<<<<
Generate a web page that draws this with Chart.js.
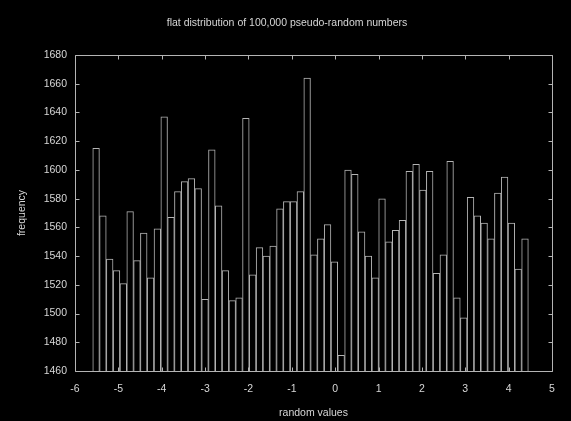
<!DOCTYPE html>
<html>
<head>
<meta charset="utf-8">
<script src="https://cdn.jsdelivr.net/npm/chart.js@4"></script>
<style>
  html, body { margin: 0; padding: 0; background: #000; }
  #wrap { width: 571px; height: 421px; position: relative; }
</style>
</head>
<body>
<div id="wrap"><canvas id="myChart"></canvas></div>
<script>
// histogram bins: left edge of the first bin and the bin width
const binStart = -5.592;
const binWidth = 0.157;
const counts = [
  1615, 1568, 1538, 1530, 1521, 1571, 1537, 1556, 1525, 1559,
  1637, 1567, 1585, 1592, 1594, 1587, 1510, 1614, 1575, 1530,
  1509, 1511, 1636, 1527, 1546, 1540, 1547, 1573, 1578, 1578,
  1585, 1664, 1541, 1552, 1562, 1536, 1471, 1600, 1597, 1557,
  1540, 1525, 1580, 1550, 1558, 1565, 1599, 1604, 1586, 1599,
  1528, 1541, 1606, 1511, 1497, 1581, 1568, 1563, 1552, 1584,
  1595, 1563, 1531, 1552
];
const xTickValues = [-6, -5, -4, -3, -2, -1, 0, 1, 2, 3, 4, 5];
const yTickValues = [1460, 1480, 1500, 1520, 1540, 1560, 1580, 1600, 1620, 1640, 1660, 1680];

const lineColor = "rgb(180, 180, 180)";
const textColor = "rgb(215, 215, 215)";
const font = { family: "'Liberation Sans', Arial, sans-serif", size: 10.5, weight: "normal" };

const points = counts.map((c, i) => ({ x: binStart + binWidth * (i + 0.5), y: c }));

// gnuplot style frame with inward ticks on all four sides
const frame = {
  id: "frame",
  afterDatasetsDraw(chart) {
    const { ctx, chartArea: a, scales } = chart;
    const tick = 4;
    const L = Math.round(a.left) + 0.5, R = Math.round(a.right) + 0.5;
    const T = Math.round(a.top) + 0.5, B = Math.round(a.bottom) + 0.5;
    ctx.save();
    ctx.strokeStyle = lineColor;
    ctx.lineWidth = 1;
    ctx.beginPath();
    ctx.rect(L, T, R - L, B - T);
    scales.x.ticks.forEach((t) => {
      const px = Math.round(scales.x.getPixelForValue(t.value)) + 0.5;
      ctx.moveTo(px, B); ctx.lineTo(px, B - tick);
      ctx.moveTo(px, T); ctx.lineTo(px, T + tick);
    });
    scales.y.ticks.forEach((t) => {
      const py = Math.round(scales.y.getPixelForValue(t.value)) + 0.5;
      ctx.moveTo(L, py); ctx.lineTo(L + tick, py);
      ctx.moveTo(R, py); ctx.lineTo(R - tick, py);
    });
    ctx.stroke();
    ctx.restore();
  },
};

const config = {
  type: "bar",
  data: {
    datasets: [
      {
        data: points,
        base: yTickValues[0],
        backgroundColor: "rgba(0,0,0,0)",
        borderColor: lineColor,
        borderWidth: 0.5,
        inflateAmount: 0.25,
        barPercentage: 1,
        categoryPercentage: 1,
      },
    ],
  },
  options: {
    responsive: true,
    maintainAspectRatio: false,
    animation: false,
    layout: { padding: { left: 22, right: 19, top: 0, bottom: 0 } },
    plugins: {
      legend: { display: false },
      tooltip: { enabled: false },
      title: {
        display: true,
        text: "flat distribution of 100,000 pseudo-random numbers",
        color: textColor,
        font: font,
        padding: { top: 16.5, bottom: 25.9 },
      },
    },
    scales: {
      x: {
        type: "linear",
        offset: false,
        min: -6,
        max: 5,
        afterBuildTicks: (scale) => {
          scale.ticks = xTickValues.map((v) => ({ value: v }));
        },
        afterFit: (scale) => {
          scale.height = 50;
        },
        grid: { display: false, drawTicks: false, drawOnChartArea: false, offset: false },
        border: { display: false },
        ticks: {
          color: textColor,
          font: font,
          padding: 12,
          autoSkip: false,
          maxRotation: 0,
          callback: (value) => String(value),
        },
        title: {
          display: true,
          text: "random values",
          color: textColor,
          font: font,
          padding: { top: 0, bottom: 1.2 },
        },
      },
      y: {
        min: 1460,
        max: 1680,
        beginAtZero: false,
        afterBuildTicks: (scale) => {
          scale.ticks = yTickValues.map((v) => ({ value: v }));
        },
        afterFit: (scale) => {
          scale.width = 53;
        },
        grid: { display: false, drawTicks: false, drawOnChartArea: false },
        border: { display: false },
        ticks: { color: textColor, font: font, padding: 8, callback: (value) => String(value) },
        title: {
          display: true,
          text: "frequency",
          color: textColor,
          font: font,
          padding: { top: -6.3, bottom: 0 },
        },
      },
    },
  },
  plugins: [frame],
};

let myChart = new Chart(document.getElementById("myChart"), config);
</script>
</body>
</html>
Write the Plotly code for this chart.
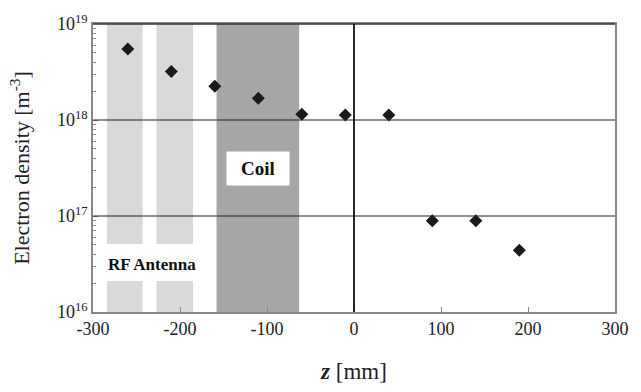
>>>>
Stated exercise: Your task is to repeat the material above exactly, without its pictures.

Right answer:
Generate a web page that draws this with Chart.js.
<!DOCTYPE html>
<html>
<head>
<meta charset="utf-8">
<script src="https://cdn.jsdelivr.net/npm/chart.js@4"></script>
<style>
  html, body { margin: 0; padding: 0; background: #000; }
  #wrap { width: 571px; height: 421px; position: relative; }
</style>
</head>
<body>
<div id="wrap"><canvas id="myChart"></canvas></div>
<script>
// histogram bins: left edge of the first bin and the bin width
const binStart = -5.592;
const binWidth = 0.157;
const counts = [
  1615, 1568, 1538, 1530, 1521, 1571, 1537, 1556, 1525, 1559,
  1637, 1567, 1585, 1592, 1594, 1587, 1510, 1614, 1575, 1530,
  1509, 1511, 1636, 1527, 1546, 1540, 1547, 1573, 1578, 1578,
  1585, 1664, 1541, 1552, 1562, 1536, 1471, 1600, 1597, 1557,
  1540, 1525, 1580, 1550, 1558, 1565, 1599, 1604, 1586, 1599,
  1528, 1541, 1606, 1511, 1497, 1581, 1568, 1563, 1552, 1584,
  1595, 1563, 1531, 1552
];
const xTickValues = [-6, -5, -4, -3, -2, -1, 0, 1, 2, 3, 4, 5];
const yTickValues = [1460, 1480, 1500, 1520, 1540, 1560, 1580, 1600, 1620, 1640, 1660, 1680];

const lineColor = "rgb(180, 180, 180)";
const textColor = "rgb(215, 215, 215)";
const font = { family: "'Liberation Sans', Arial, sans-serif", size: 10.5, weight: "normal" };

const points = counts.map((c, i) => ({ x: binStart + binWidth * (i + 0.5), y: c }));

// gnuplot style frame with inward ticks on all four sides
const frame = {
  id: "frame",
  afterDatasetsDraw(chart) {
    const { ctx, chartArea: a, scales } = chart;
    const tick = 4;
    const L = Math.round(a.left) + 0.5, R = Math.round(a.right) + 0.5;
    const T = Math.round(a.top) + 0.5, B = Math.round(a.bottom) + 0.5;
    ctx.save();
    ctx.strokeStyle = lineColor;
    ctx.lineWidth = 1;
    ctx.beginPath();
    ctx.rect(L, T, R - L, B - T);
    scales.x.ticks.forEach((t) => {
      const px = Math.round(scales.x.getPixelForValue(t.value)) + 0.5;
      ctx.moveTo(px, B); ctx.lineTo(px, B - tick);
      ctx.moveTo(px, T); ctx.lineTo(px, T + tick);
    });
    scales.y.ticks.forEach((t) => {
      const py = Math.round(scales.y.getPixelForValue(t.value)) + 0.5;
      ctx.moveTo(L, py); ctx.lineTo(L + tick, py);
      ctx.moveTo(R, py); ctx.lineTo(R - tick, py);
    });
    ctx.stroke();
    ctx.restore();
  },
};

const config = {
  type: "bar",
  data: {
    datasets: [
      {
        data: points,
        base: yTickValues[0],
        backgroundColor: "rgba(0,0,0,0)",
        borderColor: lineColor,
        borderWidth: 0.5,
        inflateAmount: 0.25,
        barPercentage: 1,
        categoryPercentage: 1,
      },
    ],
  },
  options: {
    responsive: true,
    maintainAspectRatio: false,
    animation: false,
    layout: { padding: { left: 22, right: 19, top: 0, bottom: 0 } },
    plugins: {
      legend: { display: false },
      tooltip: { enabled: false },
      title: {
        display: true,
        text: "flat distribution of 100,000 pseudo-random numbers",
        color: textColor,
        font: font,
        padding: { top: 16.5, bottom: 25.9 },
      },
    },
    scales: {
      x: {
        type: "linear",
        offset: false,
        min: -6,
        max: 5,
        afterBuildTicks: (scale) => {
          scale.ticks = xTickValues.map((v) => ({ value: v }));
        },
        afterFit: (scale) => {
          scale.height = 50;
        },
        grid: { display: false, drawTicks: false, drawOnChartArea: false, offset: false },
        border: { display: false },
        ticks: {
          color: textColor,
          font: font,
          padding: 12,
          autoSkip: false,
          maxRotation: 0,
          callback: (value) => String(value),
        },
        title: {
          display: true,
          text: "random values",
          color: textColor,
          font: font,
          padding: { top: 0, bottom: 1.2 },
        },
      },
      y: {
        min: 1460,
        max: 1680,
        beginAtZero: false,
        afterBuildTicks: (scale) => {
          scale.ticks = yTickValues.map((v) => ({ value: v }));
        },
        afterFit: (scale) => {
          scale.width = 53;
        },
        grid: { display: false, drawTicks: false, drawOnChartArea: false },
        border: { display: false },
        ticks: { color: textColor, font: font, padding: 8, callback: (value) => String(value) },
        title: {
          display: true,
          text: "frequency",
          color: textColor,
          font: font,
          padding: { top: -6.3, bottom: 0 },
        },
      },
    },
  },
  plugins: [frame],
};

let myChart = new Chart(document.getElementById("myChart"), config);
</script>
</body>
</html>
Write the Plotly code for this chart.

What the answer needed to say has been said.